Audit results only strengthen resolve for lawsuit against Whitby’s Thermëa spa village


Published November 4, 2022 at 2:53 pm

Thermëa spa village owners Groupe Nordik appear to have figured out what went wrong last month when dozens of clients suffered staph infections after using the saltwater pool on site. Now they’re going to have to figure how much it’s going to cost them.

Toronto personal injury lawyer Justin Linden has signed up 45 people so far in a pending lawsuit against the spa and its owners. Legal notices were sent to Groupe Nordik CEO Martin Paquette on October 21 and 26 advising him of the action to “recover damages” from exposure to contaminants at the spa.

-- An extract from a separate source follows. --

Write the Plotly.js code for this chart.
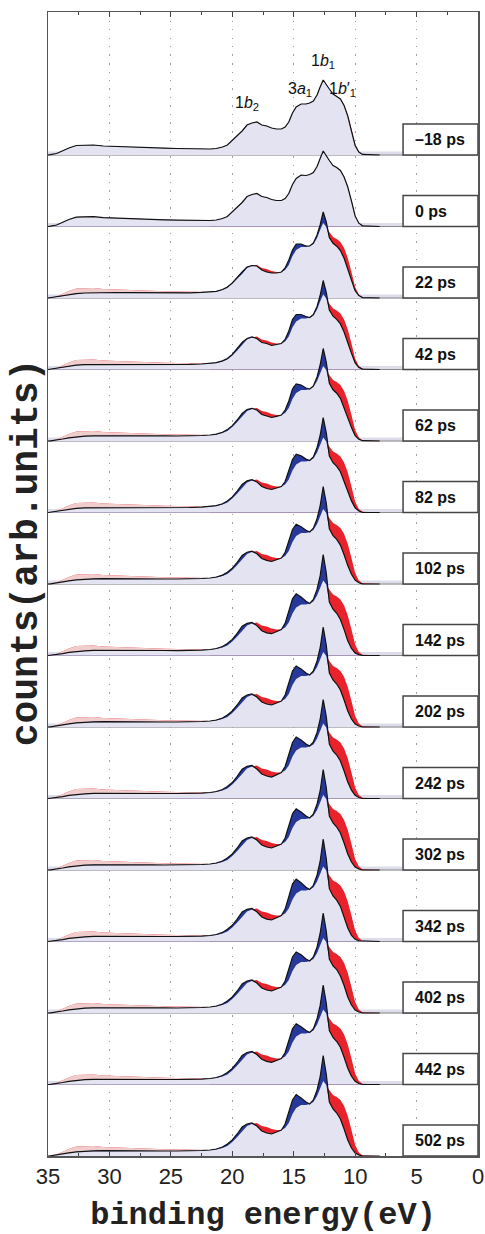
<!DOCTYPE html>
<html>
<head>
<meta charset="utf-8">
<script src="https://cdn.plot.ly/plotly-3.0.1.min.js"></script>
<style>html,body{margin:0;padding:0;background:#fff;}#chart{width:485px;height:1234px;}</style>
</head>
<body>
<div id="chart"></div>
<script>
// binding energy grid (eV)
const energy = [8.0, 9.4, 9.7, 10.0, 10.3, 10.6, 10.9, 11.2, 11.5, 11.8, 12.1, 12.35, 12.6, 12.85, 13.1, 13.4, 13.7, 14.0, 14.4, 14.8, 15.1, 15.4, 15.7, 16.0, 16.4, 16.8, 17.2, 17.6, 18.0, 18.4, 18.8, 19.2, 19.6, 20.0, 20.4, 20.8, 21.3, 21.8, 22.5, 23.5, 24.5, 25.5, 26.5, 27.5, 28.5, 29.5, 30.5, 31.3, 32.0, 32.7, 33.3, 33.8, 34.3, 34.8, 35.0];

// reference (unpumped) spectrum, arb. units
const refCounts = [0,0.8,3.5,11,26,40,50,56,59,61,66,71,75,68,60,54,52,51,51,48,42,33,28,26,26,27,29,30,33,32,30,24,19,14,10,8,6.5,6, 6,6,6.5,6.8,7.2,7.6,8,8.5,9,10,10,9.5,7,4,1.5,0.3,0];

const delays = ["\u201318 ps","0 ps","22 ps","42 ps","62 ps","82 ps","102 ps","142 ps","202 ps","242 ps","302 ps","342 ps","402 ps","442 ps","502 ps"];

const c_m18 = [0,0.6,3,9.5,24,39,49.5,56,58.5,61,66,71,75,68,60,54,52,51,51,48,42,33,28,26,26,27,29,30,33,32,30,24,19,14,10,8,6.5,6, 6,6,6.5,6.8,7.2,7.6,8,8.5,9,10,10,9.5,7,4,1.5,0.3,0];
const c_0 = [0,0.7,3.3,10.5,25.5,39.5,49.5,56,59,61,66,71.5,75.5,68,60,54,52,51,51.5,48,42,33,28,26,26,27,29,30,33,32,30,24,19,14,10,8,6.5,6, 6,5.9,6.4,6.7,7.1,7.5,7.9,8.4,8.9,9.8,9.9,9.4,7,4,1.5,0.3,0];
const c_22 = [0,0.4,2.4,7.4,17.9,29.2,39.7,47.5,51.8,54.7,60.6,76,86,73,63,55,52,52,54,54,48,38,30,26,25,25,26,28,32,32.5,31,26,20,15,11,8.5,6.7,6, 5.6,5.2,5.1,5.2,5.3,5.4,5.4,5.5,5.5,5.3,5,4.4,3.3,2,0.8,0.2,0];
const c_42 = [0,0.4,2.1,6.6,16.1,26.8,37.4,45.6,50.2,53.3,59.4,77,89,74,63,55,52,53,55,55,50,38.5,30,26,25,24,26,27,31,32.5,31,27,21,15,11,8.6,6.8,6, 5.5,5.1,5.1,5.1,5.2,5.3,5.3,5.4,5.4,5.2,4.9,4.3,3.2,2,0.8,0.2,0];
const c_62 = [0,0.3,1.8,5.4,13.4,23.2,33.9,42.7,47.8,51.2,57.6,79,92.5,76,64,55,52,53,56,57,52,40,31,26,24.6,23.5,25,26.5,31,32.7,31.4,27.5,21,15.4,11.4,8.7,6.9,6, 5.5,5,5,5.1,5.2,5.2,5.3,5.3,5.4,5.2,4.8,4.2,3.2,2,0.8,0.2,0];
const c_82 = [0,0.2,1.5,4.6,11.6,20.8,31.6,40.8,46.2,49.8,56.4,80,95,77,65,55.6,52,53.4,56.6,58.4,53,41,31,26,24.4,23,24,26,30.6,32.8,31.6,28,21.4,15.6,11.6,8.8,6.9,6, 5.4,5,5,5,5.1,5.2,5.2,5.3,5.3,5.1,4.7,4.1,3.1,1.9,0.8,0.2,0];
const c_102 = [0,0.1,1.25,3.8,9.8,18.4,29.3,38.9,44.6,48.4,55.2,81,97.5,78,65.4,55.8,52,53.7,57.3,59.7,54.6,42,31.6,26,24.2,22.5,23.6,25.5,30.3,32.9,31.8,28.5,21.7,15.8,11.8,8.9,7,6, 5.5,5,5,5,5.2,5.2,5.3,5.3,5.4,5.2,4.8,4.2,3.2,2,0.8,0.2,0];
const c_142 = [0,0,0.9,2.6,7.1,14.8,25.9,36,42.2,46.3,53.4,82.6,101,79.6,66.3,56,52,54.2,58.4,61.7,56.7,43.5,32.2,26,23.9,21.8,22.7,24.8,29.9,33.1,32.1,29.3,22.2,16.1,12.1,9,7,6, 5.4,5,4.9,5,5.1,5.1,5.2,5.3,5.3,5.1,4.7,4.1,3.1,1.9,0.8,0.2,0];
const c_202 = [0,0,1,3,8,16,27,37,43,47,54,82,100,79,66,56,52,54,58,61,56,43,32,26,24,22,23,25,30,33,32,29,22,16,12,9,7,6, 5.5,5,5,5,5.2,5.2,5.3,5.3,5.4,5.2,4.8,4.2,3.2,2,0.8,0.2,0];
const c_242 = [0,0,1,3.2,8.3,16.5,27.5,37.5,43.5,47.3,54.5,82,99,79,66,56.5,52.5,54.5,58.5,61.5,56,43,32,26,23.5,21.5,22.5,24.5,29.5,33,32.2,29.2,22.2,16,12,9,7,6, 5.4,5,5,5,5.1,5.2,5.2,5.3,5.3,5.1,4.7,4.1,3.1,1.9,0.8,0.2,0];
const c_302 = [0,0,1,3,8,16,27,37,43,47,54,82.5,100.5,79,66,56,52,54,58,61.2,56.2,43.2,32,26,24,22,23,25,30,33,32,29,22,16,12,9,7,6, 5.5,5.1,5,5,5.1,5.2,5.3,5.3,5.4,5.2,4.8,4.2,3.2,2,0.8,0.2,0];
const c_342 = [0,0,0.75,2.2,6.2,13.6,24.7,35.1,41.4,45.6,52.8,83,102.5,80,66.6,56.2,52,54.3,58.7,62.3,57.4,44,32.4,26,23.8,21.5,22.4,24.5,29.7,33.1,32.2,29.5,22.3,16.2,12.2,9.1,7,6, 5.4,5,5,5,5.1,5.1,5.2,5.2,5.3,5.1,4.7,4.1,3.1,1.9,0.8,0.2,0];
const c_402 = [0,0,1,3,8,16,27.5,37,43.5,47,54,82,100,79.5,66,56,52,54,58.2,61,56,43,32,26,24,22,23,25,30,33,32,29,22,16,12,9,7,6, 5.5,5,5,5.1,5.2,5.2,5.3,5.3,5.4,5.2,4.8,4.2,3.2,2,0.8,0.2,0];
const c_442 = [0,0,1,3.2,8.2,16.2,27.2,37.2,43,47,54,81.5,99.5,78.8,65.8,55.8,52,54,57.8,60.8,55.8,43,32,26,24,22.2,23.2,25.2,30,33,32,29,22,16,12,9,7,6, 5.4,5,5,5,5.1,5.2,5.2,5.3,5.3,5.1,4.8,4.2,3.2,2,0.8,0.2,0];
const c_502 = [0,0,1,3,8,16,27,37,43,47,54,82,100.5,79,66,56,52,54,58,61.5,56,43,32,26,24,22,23,25,30,33,32,29,22,16,12,9,7,6, 5.5,5,5,5,5.2,5.2,5.3,5.3,5.4,5.2,4.8,4.2,3.2,2,0.8,0.2,0];

const spectra = [c_m18,c_0,c_22,c_42,c_62,c_82,c_102,c_142,c_202,c_242,c_302,c_342,c_402,c_442,c_502];

const xTicks = [35,30,25,20,15,10,5,0];

// layout constants
const PANEL = 71.5;
const YTOP = 1144;
const FAR_START = 37; // index where the pale (pink) colouring starts
const COL_LAV = '#e3e3f1', COL_BLUE = '#26399b', COL_RED = '#e8232b', COL_PINK = '#f1cccc';

const traces = [];
const shapes = [];
const annotations = [];
const n = spectra.length;
for (let i = 0; i < n; i++) {
  const base = (n - 1 - i) * PANEL;
  const cur = spectra[i];
  const poly = (xs, ys, color) => ({
    x: xs, y: ys, type: 'scatter', mode: 'lines', fill: 'toself',
    fillcolor: color, line: {width: 0, color: color}, hoverinfo: 'skip', showlegend: false
  });
  traces.push(poly(energy, refCounts.map(v => v + base), COL_RED));
  traces.push(poly([energy[FAR_START]].concat(energy.slice(FAR_START)),
                   [base].concat(refCounts.slice(FAR_START).map(v => v + base)), COL_PINK));
  traces.push(poly(energy, cur.map(v => v + base), COL_BLUE));
  traces.push(poly(energy, cur.map((v, k) => Math.min(v, refCounts[k]) + base), COL_LAV));
  traces.push({x: energy, y: cur.map(v => v + base), type: 'scatter', mode: 'lines',
               line: {color: '#111', width: 1.2}, hoverinfo: 'skip', showlegend: false});

  if (i < n - 1) {
    shapes.push({type: 'line', xref: 'paper', x0: 0, x1: 1, yref: 'y', y0: base + 1.5, y1: base + 1.5,
                 line: {color: '#dcdcea', width: 4}, layer: 'below'});
    shapes.push({type: 'line', xref: 'paper', x0: 0, x1: 1, yref: 'y', y0: base, y1: base,
                 line: {color: '#8a8a8a', width: 1}, layer: 'below'});
  }
  shapes.push({type: 'rect', xref: 'x', yref: 'y', x0: 6.1, x1: 0, y0: base, y1: base + 31,
               line: {color: '#444', width: 1.5}, fillcolor: '#fff', layer: 'above'});
  annotations.push({x: 5.3, y: base + 15.5, xref: 'x', yref: 'y', text: '<b>' + delays[i] + '</b>',
                    showarrow: false, xanchor: 'left', yanchor: 'middle',
                    font: {family: 'Liberation Sans, Arial, sans-serif', size: 16, color: '#111'}});
}

const peakFont = {family: 'Liberation Sans, Arial, sans-serif', size: 16, color: '#111'};
const topBase = (n - 1) * PANEL;
[
  {x: 18.8, y: 52, t: '1<i>b</i><sub>2</sub>'},
  {x: 14.5, y: 66, t: '3<i>a</i><sub>1</sub>'},
  {x: 12.6, y: 94, t: '1<i>b</i><sub>1</sub>'},
  {x: 11.0, y: 66, t: '1<i>b</i>\u2032<sub>1</sub>'}
].forEach(p => annotations.push({x: p.x, y: topBase + p.y, xref: 'x', yref: 'y', text: p.t,
  showarrow: false, xanchor: 'center', yanchor: 'middle', font: peakFont}));

// y-axis title (placed as rotated text, centred like the original)
annotations.push({xref: 'paper', yref: 'paper', x: -0.048, y: 0.528, xanchor: 'center', yanchor: 'middle',
  textangle: -90, showarrow: false, text: '<b>counts(arb.units)</b>',
  font: {family: 'Courier New, Liberation Mono, monospace', size: 38, color: '#222'}});

const layout = {
  width: 485, height: 1234,
  margin: {l: 48, r: 7, t: 12, b: 78},
  paper_bgcolor: '#fff', plot_bgcolor: '#fff',
  showlegend: false,
  xaxis: {
    range: [35, 0], tickvals: xTicks, ticktext: xTicks.map(String),
    ticks: 'inside', ticklen: 5, tickcolor: '#444', tickwidth: 1,
    showline: true, linecolor: '#555', linewidth: 1.5, mirror: 'ticks',
    showgrid: true, gridcolor: '#a0a0a0', gridwidth: 1.2, griddash: '1.5px,7px',
    zeroline: false,
    minor: {dtick: 2.5, tick0: 0, ticks: 'inside', ticklen: 3, tickcolor: '#444', showgrid: false},
    tickfont: {family: 'Liberation Sans, Arial, sans-serif', size: 22, color: '#222'},
    title: {text: '<b>binding energy(eV)</b>', standoff: 16,
            font: {family: 'Courier New, Liberation Mono, monospace', size: 32, color: '#222'}},
    automargin: false
  },
  yaxis: {
    range: [0, YTOP], showticklabels: false, ticks: '', showgrid: false, zeroline: false,
    showline: true, linecolor: '#555', linewidth: 1.5, mirror: true,
    automargin: false
  },
  shapes: shapes,
  annotations: annotations
};

Plotly.newPlot('chart', traces, layout, {staticPlot: true, displayModeBar: false});
</script>
</body>
</html>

The delay in getting a judge to sign off on the lawsuit was due to more clients calling his office asking to join, Linden noted.

Groupe Nordik closed the saltwater ‘Kalla’ pool October 14 (along with the other seven Thermëa pools) on orders from Durham Region’s Health department after a rash of staph infections incurred by patrons and promptly ordered a comprehensive audit, which was overseen by their pool builder and designer, as well as Dr. Roy Vore, a microbial physiologist specializing in recreational water illnesses and the chairman of the Sanitation and Regulation Committee for the Floatation Tank Association.

The audit revealed three areas where the disinfectant system in place for the pool broke down:

  • A valve on the bromine erosion system failed sometime after launch. The audit has not determined if this was due to a manufacturing defect, installation error or some other cause
  • An ultraviolet disinfectant system, which functions as a secondary safety measure to destroy any bacteria that escapes the bromine, failed because of a ‘flow switch’ malfunction, which caused the ultraviolet system to fall into maintenance mode and not serve its primary function. The switch has been replaced.
  • The highly concentrated 14 per cent solution of salt in the Källa pool impacted the bromine puck’s ability to dissolve in the water, rendering the bromine ineffective. As such, the pool will be converted to chlorine – a proven effective chemical for sanitizing saltwater pools.

The Källa pool and “all related systems” are being completely drained, sanitized, and re-assembled to allow for the use of liquid chlorine, which does not need to dissolve, Paquette said in a statement.

“In our 20 years of operation, we have never had an incident like this in any of our pools. It is our intention never to have an incident like this again.”

Linden, who said his clients have experienced ear infections and hearing loss, skin outbreaks and other symptoms and have gone through “multiple courses of antibiotics,” believes the results of the audit will bode well for the lawsuit.

“The Audit conducted by Thermëa reveals failures at all levels including systems, testing and monitoring,” he said. “Thermëa’s number one job was to provide a safe environment and we believe that a court will hold that it completely failed its clients.”